* **DIRECTIONS**:
Tally the lines containing the word "matplotlib" and give the total alone.

* **SUPPLIED RECORDS**:
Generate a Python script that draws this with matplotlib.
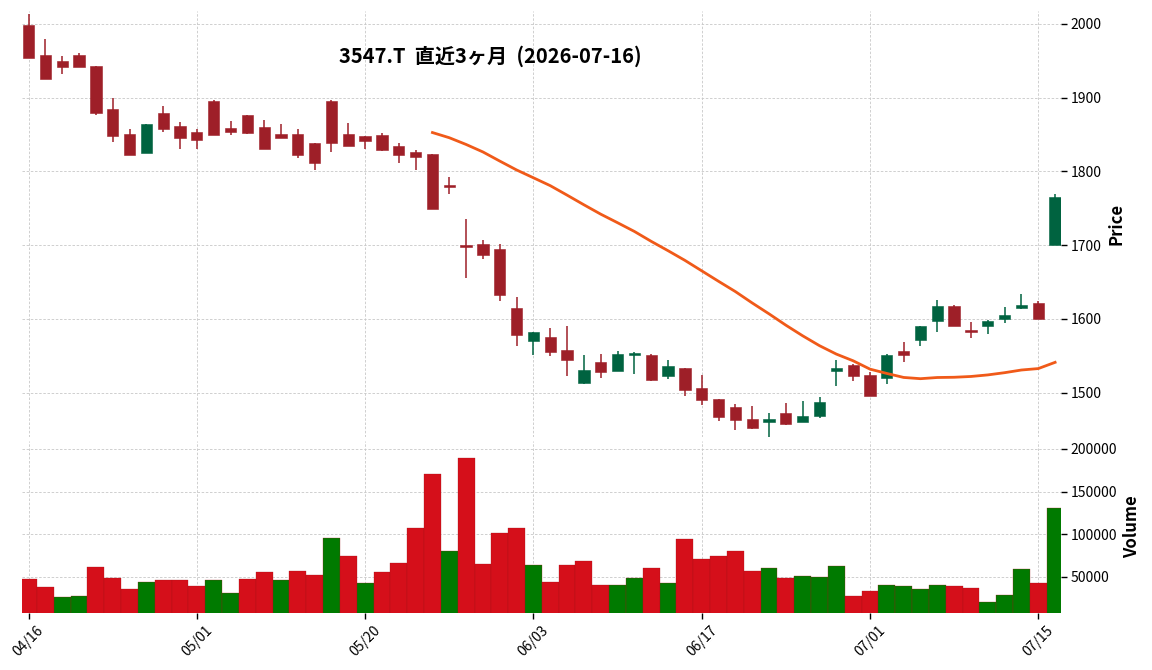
import numpy as np
import pandas as pd
import matplotlib
matplotlib.use('Agg')
from matplotlib import pyplot as plt

plt.rcParams['font.family'] = ['Noto Sans CJK JP', 'DejaVu Sans']

# trading days (2026)
dates = ['04/16', '04/17', '04/20', '04/21', '04/22', '04/23', '04/24', '04/27', '04/28', '04/30',
         '05/01', '05/07', '05/08', '05/11', '05/12', '05/13', '05/14', '05/15', '05/18', '05/19',
         '05/20', '05/21', '05/22', '05/25', '05/26', '05/27', '05/28', '05/29', '06/01', '06/02',
         '06/03', '06/04', '06/05', '06/08', '06/09', '06/10', '06/11', '06/12', '06/15', '06/16',
         '06/17', '06/18', '06/19', '06/22', '06/23', '06/24', '06/25', '06/26', '06/29', '06/30',
         '07/01', '07/02', '07/03', '07/06', '07/07', '07/08', '07/09', '07/10', '07/13', '07/14',
         '07/15', '07/16']

opens = [1999, 1958, 1950, 1958, 1943, 1885, 1851, 1825, 1879.5, 1862,
         1854, 1896, 1859, 1877, 1860.5, 1851, 1851, 1839, 1896, 1851,
         1848, 1850, 1835, 1826, 1824, 1782, 1700.5, 1702, 1695.5, 1615.5,
         1570, 1575, 1558, 1512.6, 1541.5, 1529.4, 1551, 1551, 1522, 1533,
         1506, 1491, 1480, 1465, 1460, 1472, 1460, 1469, 1529, 1538,
         1523.5, 1519.4, 1556, 1571, 1597, 1618, 1584.4, 1590, 1600, 1615.5,
         1622, 1700]
highs = [2013, 1979, 1957, 1961, 1943, 1899, 1857, 1865, 1888.5, 1867,
         1857, 1897, 1869, 1877, 1870, 1865, 1858, 1839, 1897, 1866,
         1848, 1852, 1838, 1829, 1824, 1792.5, 1735, 1707.6, 1702, 1630,
         1582, 1588, 1591, 1551.5, 1553, 1556, 1555.5, 1553, 1545, 1533,
         1523.5, 1491, 1485, 1482.4, 1473, 1486.5, 1489, 1494, 1544, 1538.5,
         1528, 1553, 1569, 1591, 1626, 1619, 1596, 1598.4, 1616.4, 1634,
         1624, 1769.4]
lows = [1954, 1925, 1932, 1942, 1876, 1840, 1822, 1825, 1853, 1830,
        1830, 1849, 1849, 1851, 1830, 1845, 1818, 1801.5, 1827, 1834,
        1830, 1828, 1811, 1802, 1749, 1769.5, 1655.6, 1681, 1624, 1563,
        1550.5, 1549.6, 1522, 1512, 1520, 1529, 1526, 1516, 1518, 1495.5,
        1484, 1461, 1449.5, 1451, 1440, 1456, 1460, 1466, 1509, 1516,
        1495.5, 1512, 1541, 1563, 1583, 1590, 1574.5, 1580, 1594, 1613,
        1600, 1700]
closes = [1954, 1925.5, 1941, 1942, 1879, 1847.5, 1822, 1865, 1858, 1846,
          1842, 1850, 1853, 1852.5, 1831, 1845, 1822, 1811, 1838, 1834,
          1841, 1828.5, 1823, 1819, 1749.5, 1778.5, 1697, 1687, 1633, 1578,
          1582, 1555, 1544, 1530.6, 1528, 1552, 1554.5, 1517, 1535.6, 1504,
          1490, 1467, 1463, 1451.7, 1465, 1457, 1468, 1488, 1534, 1522.5,
          1496, 1550.5, 1551.5, 1591, 1618, 1590, 1582, 1597, 1606, 1618.7,
          1600.6, 1766]
volumes = [46900, 37500, 25800, 27000, 60900, 48000, 35200, 43400, 45700, 45700,
           38700, 45700, 30500, 46900, 55100, 45700, 56250, 51600, 94900, 73800,
           42200, 55100, 65600, 106600, 171100, 79700, 189800, 64500, 100800, 106600,
           63300, 43400, 63300, 68000, 39840, 39840, 48050, 59770, 42190, 93750,
           70310, 73830, 79690, 56250, 59770, 48050, 50390, 49600, 62100, 26950,
           32800, 39840, 38670, 35160, 39840, 38670, 36330, 19920, 28125, 58600,
           42190, 131250]

df = pd.DataFrame({'Open': opens, 'High': highs, 'Low': lows, 'Close': closes, 'Volume': volumes})
df['MA25'] = df['Close'].rolling(25).mean()
x = np.arange(len(df))

up = df['Close'] >= df['Open']
candle_col = np.where(up, '#006340', '#9e1f28')
prev_close = df['Close'].shift(1).fillna(df['Open'])
vol_col = np.where(df['Close'] >= prev_close, '#007a00', '#d50f1a')

fig = plt.figure(figsize=(11.52, 6.7), dpi=100)
ax1 = fig.add_axes([0.0191, 0.3478, 0.9019, 0.6358])
ax2 = fig.add_axes([0.0191, 0.0855, 0.9019, 0.2563], sharex=ax1)

# candles
ax1.vlines(x, df['Low'], df['High'], colors=candle_col, linewidth=1.1, zorder=2)
body_h = (df['Close'] - df['Open']).abs().clip(lower=1.0)
body_b = np.minimum(df['Open'], df['Close'])
ax1.bar(x, body_h, bottom=body_b, width=0.67, color=candle_col,
        edgecolor=candle_col, linewidth=0.4, zorder=3)
ax1.plot(x, df['MA25'], color='#f05a19', linewidth=2, zorder=4)

# volume
ax2.bar(x, df['Volume'], width=1.0, color=vol_col, edgecolor='#a01018', linewidth=0.2, zorder=2)

for ax in (ax1, ax2):
    ax.grid(True, color='#c8c8c8', linestyle=(0, (3, 2)), linewidth=0.6)
    ax.set_axisbelow(True)
    for s in ax.spines.values():
        s.set_visible(False)
    ax.yaxis.tick_right()
    ax.yaxis.set_label_position('right')
    ax.tick_params(axis='y', length=4, width=1, labelsize=10, pad=3)

ax1.set_xlim(-0.39, 61.35)
ax1.set_ylim(1440, 2017.6)
ax1.set_yticks(np.arange(1500, 2001, 100))
ax1.set_ylabel('Price', fontsize=12, fontweight='bold')
ax1.tick_params(axis='x', bottom=False, labelbottom=False)

ax2.set_ylim(7650, 209400)
ax2.set_yticks([50000, 100000, 150000, 200000])
ax2.set_yticklabels(['50000', '100000', '150000', '200000'])
ax2.set_ylabel('Volume', fontsize=12, fontweight='bold')
ax2.set_xticks(x[::10])
ax2.set_xticklabels(dates[::10], rotation=45, ha='center', fontsize=10)
ax2.tick_params(axis='x', length=4, width=1)

fig.text(0.426, 0.916, '3547.T  直近3ヶ月  (2026-07-16)', fontsize=14.5,
         fontweight='bold', ha='center', va='center')

fig.savefig('out.png', dpi=100)
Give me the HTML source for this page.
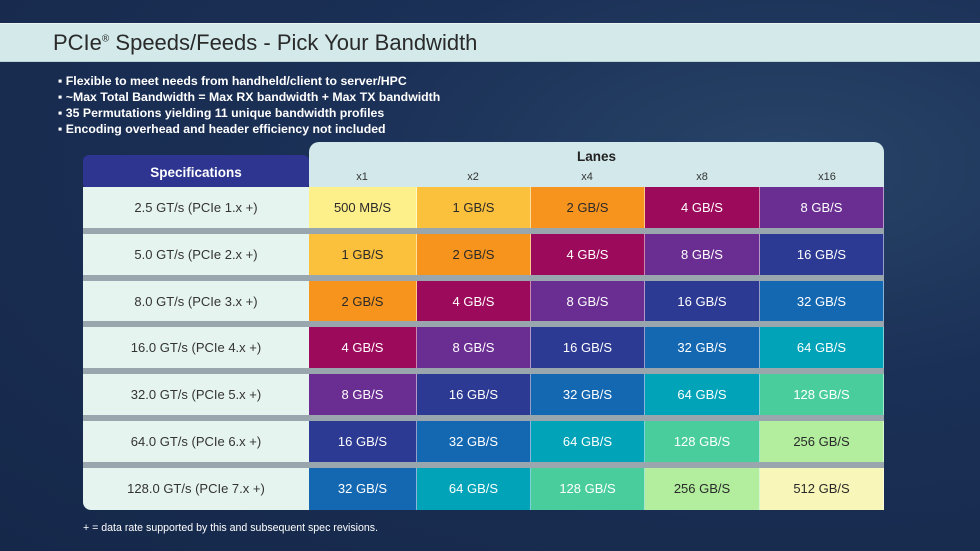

* **ANSWER BELOW**:
4